Un homme assis, lisant sur les marches du canal longeant le campo San Zanipolo: Ce livre est fascinant. La narratrice me donne une image de Venise disparue désormais. Elle évoque les métiers d’autrefois avec tendresse, le rémouleur par exemple. Elle donne à voir ce que je ne sais pas voir. Ce livre est envoûtant et je m’attendrais presque à croiser Liliana Magrini si je ne savais pas qu’elle est morte depuis déjà quelques années. Mais je sais qu’elle a hanté ces lieux, ce livre en témoigne. Elle a posé sa main sur le parapet du pont où j’ai posé la mienne. On pourrait dire que nos mains se sont frôlées, et là elle me guide dans une vision de la ville plus intime. Je médite avec elle. Je ressens sa présence. Elle est auprès de moi, c’est assez étrange. J’ai envie de rester là pour lire son livre Carnet vénitien, me laisser envoûter par ses descriptions. C’est elle, elle murmure à mon oreille.

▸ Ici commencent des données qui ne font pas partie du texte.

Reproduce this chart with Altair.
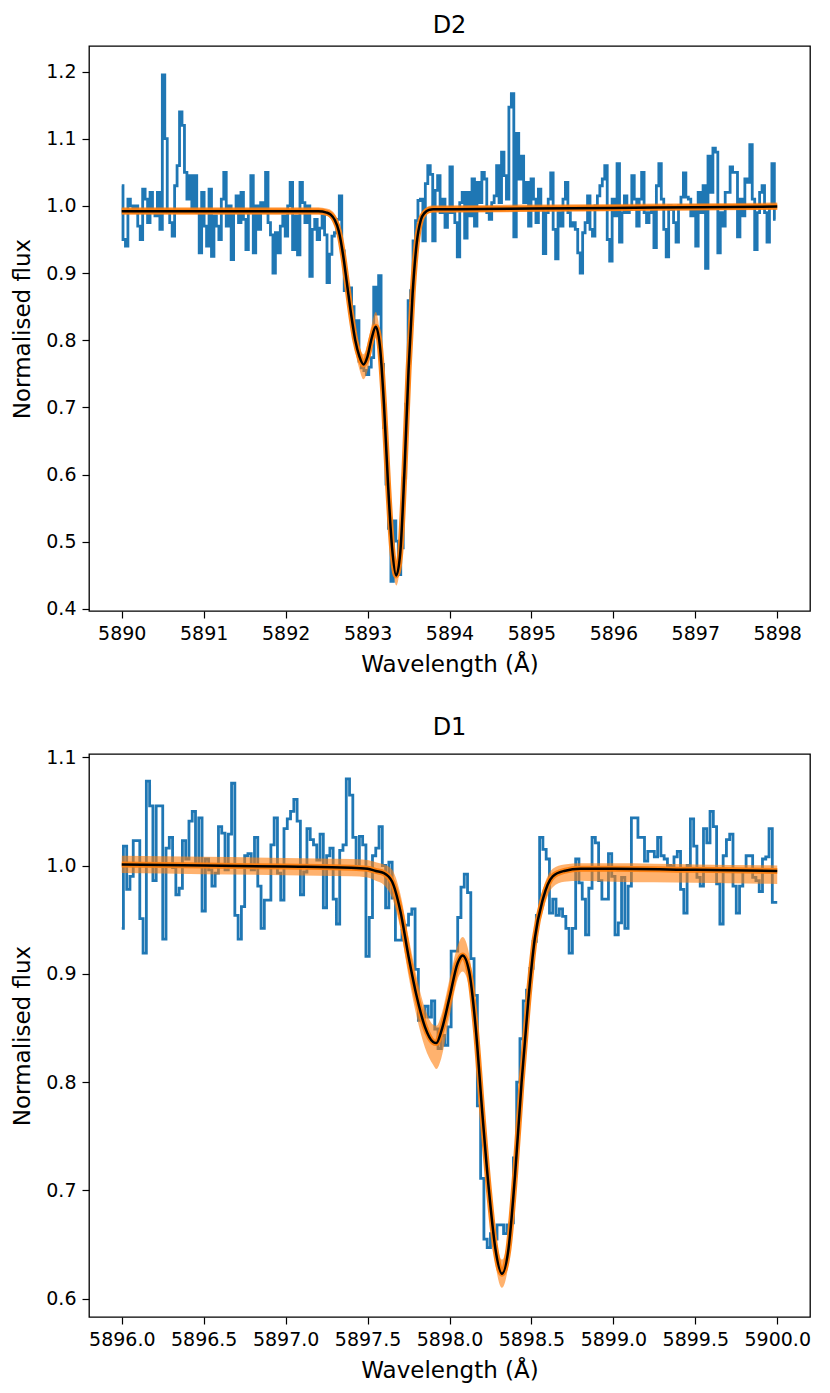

Bartolomeo Colleoni : Depuis 1479 je règne sur cette place. Certes je ne suis qu’une statue de bronze conçue par Verrochio. Mais du haut de la stèle et de mon cheval je vois, je sais, je ressens, je pressens la vie qui se trame ici. J’ai repéré ce journaliste qui pose des questions ici ou là à propos de Liliana. S’il savait combien de fois j’ai suivi ses pas jusqu’à ce que sa silhouette disparaisse de ma vue et qu’elle poursuive son errance d’un côté ou de l’autre de la place soit vers la calle Barbaria de le Tole et rejoigne des petits coins du Castello plus tranquilles où les touristes ne vont pas, ou qu’elle enjambe le ponte Cavallo et affronte la foule cherchant à rejoindre la place Saint-Marc. De temps en autre, un homme marchait à ses côtés, à leurs yeux qui brillaient on se doutait bien qu’ils étaient plus qu’amis ; il me semble qu’elle l’appelait Louis. Ils parlaient en français et semblaient heureux. Parfois elle me fixait de son regard étrange, particulièrement lorsqu’il avait plu et que je ruisselais. J’avais la sensation qu’elle aimait comme moi les brisures de lumière, les reflets dans l’eau qu’elle prenait le temps de regarder, lorsqu’elle grimpait sur le pont. On sentait qu’elle aimait se laisser envelopper dans ces filets de lumière. De son balcon, juste de l’autre côté du canal qui borde le Campo San Zanipolo, elle avait l’habitude de me fixer droit dans les yeux, et je lui rendais son regard. Cela fait déjà longtemps que je ne la vois plus déambuler, mais le temps n’existe pas vraiment pour moi et j’aime à laisser ondoyer ces reliquats de songes.

A propos de Solange Vissac

Entre campagne et ville, entre deux livres où se perdre, entre des textes qui s'écrivent et des photos qui se capturent... toujours un peu cachée... me dévoilant un peu sur mon blog jardin d'ombres.

2 commentaires à propos de “#histoire #02 | Une vénitienne”

  1. Je n’avais jamais entendu la voix du Colleoni. Sans doute parce que pas assez attentive. Merci à vous et à François Bon pour nous inviter à tendre l’oreille.

  2. Toujours eu beaucoup de mal avec toutes sonorités italiennes, j’ai eu beau chercher, faire des théories plus ou moins vaseuses sur cet « effet ». Puis, un jour, je suis tombée sur Anna Magnani.

    J’ai toujours la même image d’un extrait de film que je n’ai jamais pris le temps de regarder en entier, d’entier ce que je veux c’est cette image, elle hurlant.

    Je l’ai vu dès les premières lignes, merci de m’avoir fait cherché cette image.

    « Je salue la fraternité des hommes, le monde des arts, et Anna Magnani. »

    — Message de Youri Gagarine lors du premier vol spatial habité le 12 avril 1961

    Répète quinze fois :

    « Jeu salut la monstre-µ-eausité des Zhommes, l’ex-périt-en-ce des arts, e Anna Magnani. »

    En ce moment, je peine à me regarder de profil dans le miroir, mais c’est mieux que de lui tourner le dos, me dis-je.